--- Task to carry out ---
State how many lines of the data contain the word "this", and write nothing besides the number.

--- Material for the task ---
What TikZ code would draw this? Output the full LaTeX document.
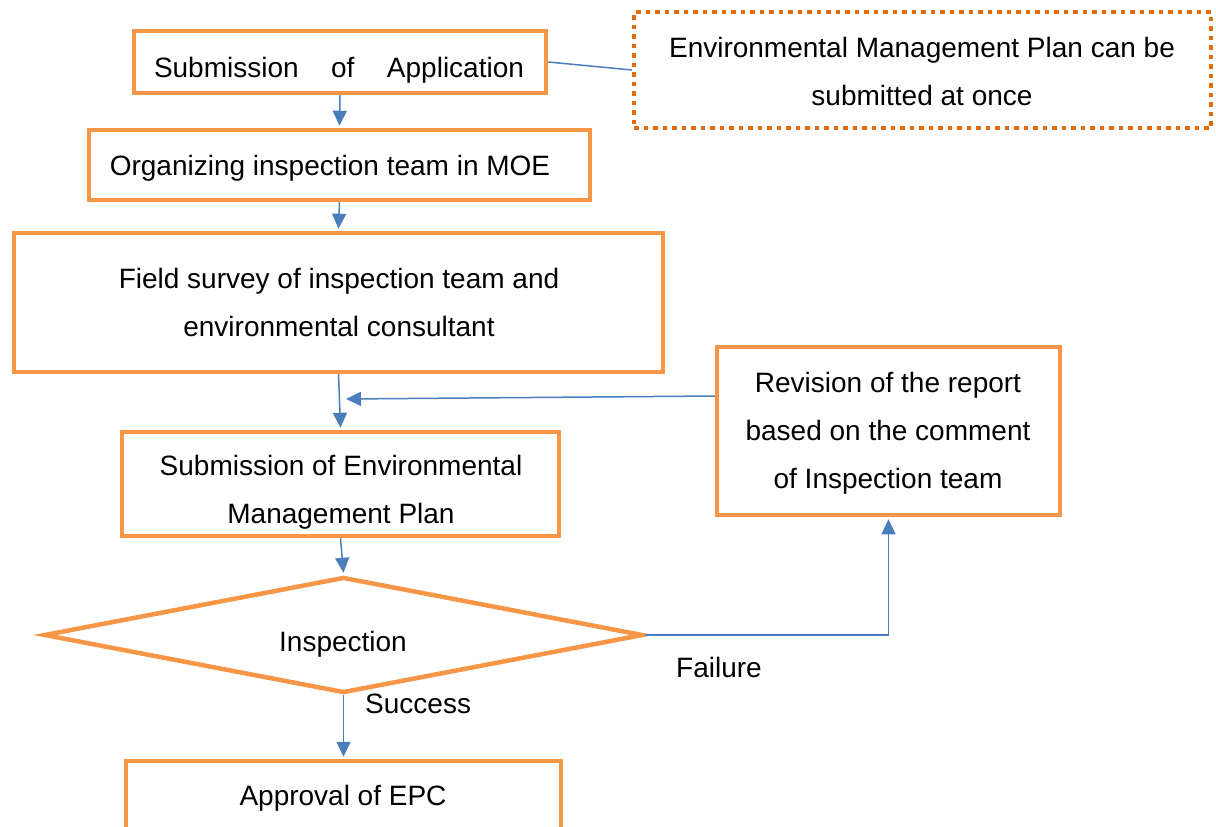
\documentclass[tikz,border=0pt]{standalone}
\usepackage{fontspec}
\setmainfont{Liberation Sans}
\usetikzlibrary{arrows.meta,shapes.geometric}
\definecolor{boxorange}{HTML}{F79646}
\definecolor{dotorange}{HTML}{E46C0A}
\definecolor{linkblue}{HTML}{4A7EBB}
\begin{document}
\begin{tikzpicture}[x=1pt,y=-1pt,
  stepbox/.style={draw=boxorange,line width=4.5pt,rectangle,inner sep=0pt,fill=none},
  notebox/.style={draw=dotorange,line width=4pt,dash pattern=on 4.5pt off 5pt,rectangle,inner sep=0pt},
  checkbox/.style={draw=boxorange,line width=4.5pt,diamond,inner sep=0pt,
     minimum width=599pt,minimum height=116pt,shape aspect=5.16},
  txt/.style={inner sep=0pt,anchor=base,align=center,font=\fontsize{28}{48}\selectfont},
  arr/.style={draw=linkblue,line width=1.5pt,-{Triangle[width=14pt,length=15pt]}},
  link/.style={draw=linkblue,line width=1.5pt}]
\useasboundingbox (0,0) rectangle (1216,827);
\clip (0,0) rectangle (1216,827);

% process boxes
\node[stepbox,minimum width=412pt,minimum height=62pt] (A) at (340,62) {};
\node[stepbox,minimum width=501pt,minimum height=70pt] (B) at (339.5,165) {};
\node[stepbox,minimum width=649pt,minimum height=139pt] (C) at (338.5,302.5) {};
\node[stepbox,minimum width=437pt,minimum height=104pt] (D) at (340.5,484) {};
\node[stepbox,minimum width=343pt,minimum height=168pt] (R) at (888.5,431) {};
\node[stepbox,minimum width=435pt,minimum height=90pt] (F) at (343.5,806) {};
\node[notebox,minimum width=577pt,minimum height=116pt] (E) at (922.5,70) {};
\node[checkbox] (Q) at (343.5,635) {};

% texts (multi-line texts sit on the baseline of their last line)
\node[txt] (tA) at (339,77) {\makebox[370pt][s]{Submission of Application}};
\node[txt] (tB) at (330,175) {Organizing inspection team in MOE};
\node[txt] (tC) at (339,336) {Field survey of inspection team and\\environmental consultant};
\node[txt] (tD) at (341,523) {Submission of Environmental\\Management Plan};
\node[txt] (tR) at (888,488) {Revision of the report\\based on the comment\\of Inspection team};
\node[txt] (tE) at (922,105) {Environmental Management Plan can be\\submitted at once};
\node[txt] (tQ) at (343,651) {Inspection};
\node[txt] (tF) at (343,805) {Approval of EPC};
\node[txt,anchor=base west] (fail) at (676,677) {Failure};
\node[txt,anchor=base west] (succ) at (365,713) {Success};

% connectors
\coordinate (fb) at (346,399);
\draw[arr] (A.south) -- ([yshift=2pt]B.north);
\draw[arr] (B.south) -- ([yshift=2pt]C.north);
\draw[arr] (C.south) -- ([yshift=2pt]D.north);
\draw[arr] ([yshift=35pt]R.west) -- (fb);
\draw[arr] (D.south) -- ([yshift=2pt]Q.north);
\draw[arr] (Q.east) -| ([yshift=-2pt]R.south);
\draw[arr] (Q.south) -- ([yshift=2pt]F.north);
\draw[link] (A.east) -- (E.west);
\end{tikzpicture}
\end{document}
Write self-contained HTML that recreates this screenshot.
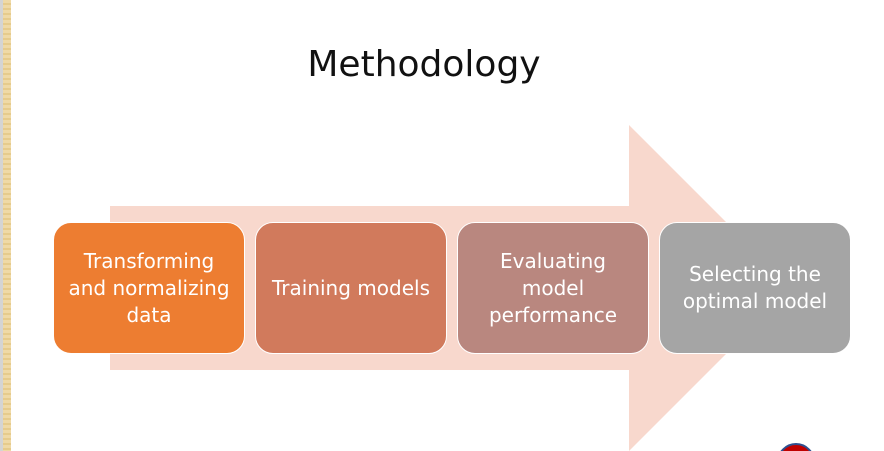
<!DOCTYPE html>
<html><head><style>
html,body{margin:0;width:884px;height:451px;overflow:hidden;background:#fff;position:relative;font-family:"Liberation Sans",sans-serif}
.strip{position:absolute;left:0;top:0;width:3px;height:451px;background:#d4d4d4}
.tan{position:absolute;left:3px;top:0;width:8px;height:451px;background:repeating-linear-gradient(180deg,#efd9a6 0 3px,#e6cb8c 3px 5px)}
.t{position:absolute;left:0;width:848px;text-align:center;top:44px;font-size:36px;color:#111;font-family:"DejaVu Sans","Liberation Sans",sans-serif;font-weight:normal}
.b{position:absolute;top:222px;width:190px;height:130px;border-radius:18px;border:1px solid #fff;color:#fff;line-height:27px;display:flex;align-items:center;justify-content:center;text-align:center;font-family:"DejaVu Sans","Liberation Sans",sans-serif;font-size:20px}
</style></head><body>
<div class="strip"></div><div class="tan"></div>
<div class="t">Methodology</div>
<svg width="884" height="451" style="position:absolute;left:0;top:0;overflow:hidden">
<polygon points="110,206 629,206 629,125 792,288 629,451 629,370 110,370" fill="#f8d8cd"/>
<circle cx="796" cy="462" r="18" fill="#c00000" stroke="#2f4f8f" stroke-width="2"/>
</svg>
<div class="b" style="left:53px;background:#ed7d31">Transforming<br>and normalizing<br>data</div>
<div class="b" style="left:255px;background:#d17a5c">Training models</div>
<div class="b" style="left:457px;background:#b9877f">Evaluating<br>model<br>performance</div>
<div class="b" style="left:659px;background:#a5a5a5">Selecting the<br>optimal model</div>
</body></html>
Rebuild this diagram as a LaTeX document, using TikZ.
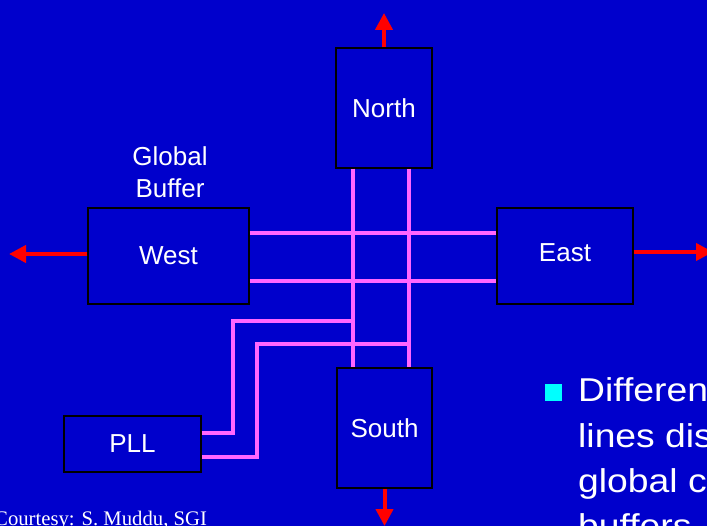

--- Solution to the exercise ---
3